4. Fallen Gods
A 3D Fighter game, focusing on AI and combat (player & entity interaction) using Unreal Blueprints.
With the grown confidence from the game jam, going into the second one with an extended time length felt better. I feel that starting out we have all got on well having multiple meetings discussing all the ideas we have putting them together into a document. The first challenge that I have found is working together with the other coders in the group. Being able to work on the same project collaboratively is something new to all of us but making sure we communicate and document what we are doing/done is key. For next time, we will use source control to make sure that we can safely work on the same game/project.
We all worked on a sub dev diary for this game which can be found here:
After submitting Fallen Gods, we had received lots of feedback, mainly on the gameplay. For the first submission, the main areas of improvement are adding more combat moves and making the combat itself feel smoother. We had positive feedback on the environment and the fact that the fighting was included, but the game is unfinished. One area to improve on next time is time-management and assuring that the ideas we have can be completed in the time frame we have. The ideas we had where too big and needed to be simplified.

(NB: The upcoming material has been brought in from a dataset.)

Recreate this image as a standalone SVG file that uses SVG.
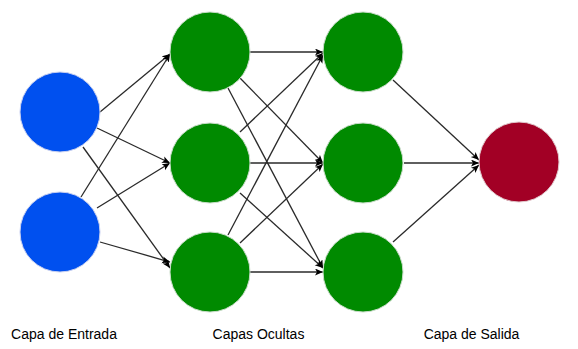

Getting another 2 weeks to improve on our games, I continued to work on any major/minor bugs that where in the game and worked on the feedback that we got. One major area I know I needed to improve was general gameplay, and so I changed around the health system and also added more combat systems for diverse play style. I also worked across multiple days to make a health kit pickup system, however I failed to get this to work due to how my poor organisation of my class trees and now I know for future projects I need to work on my class layouts and organising where everything is within the game/content folders, as this made it very hard to work with inheritance of classes, getting lots of errors with child and parent classes not being able to communicate. Getting this all done before the deadline wasn’t an issue in making the game more exciting and playable past the first enemy, however I left it down to my team to upload the game to the Jam on time (as I was unable to at the time), but they failed to get it up before the deadline. We also wanted a GitHub set-up, however, our team member let us down and failed to make any progress with it. For future projects, I feel as a team we need to assure that deadlines are firmly made and to organise our time much better, not leaving work until the last minute to sort. To do this, I think that having more regular meetings – whether its online calls or meeting up in person to plan out or get some work done – would be healthy for the game making process as it promotes communication and assures everyone is on the same page and has something they can be doing.
Overall, from this second Game Jam, I have managed to greatly improve my skills on unreal engine in blueprints, animations, rigs, scene management, classes and much more. The area I would like to work on the most next time is teamwork and being able to use source control on a program like Jira or GitHub to work on projects as a team.
Hindsight Review of Fallen Gods: (01/05/2023)
After looking through my code and game with my now decent experience with unreal 5.0 through my CSGO workshops and artefact, I realise that my blueprints can be seen as ‘Spaghetti Code’. After reading through a forum post on the Unreal Forums, user TegLeg (Spaghetti, What Can We Do about It?, 2014) had a similar (slightly larger) issue of code being super long and unreadable and hard to manage. One of the best ways I found to sort this that I wasn’t aware of is using Sequencers to stack code on top of each other. Also, collapsing functions down to take up less space giving them appropriate names for each function. Another area that I found was messy was my content drawer, which I know can be easily fixed by simply using named folders in an organised hierarchy and putting each actor/blueprint in the appropriate folder given them all good names that can be easily recognised to say what they are/do.
Also, looking through the errors I had with trying to communicate with other actors and classes, I can know realise that I need to use casting through the player character/controller for assets associated with that, and then I can also use Get Actor of Class for other actors and access the class variables and functions through there. I can use event dispatchers as well to fire off functions in other classes.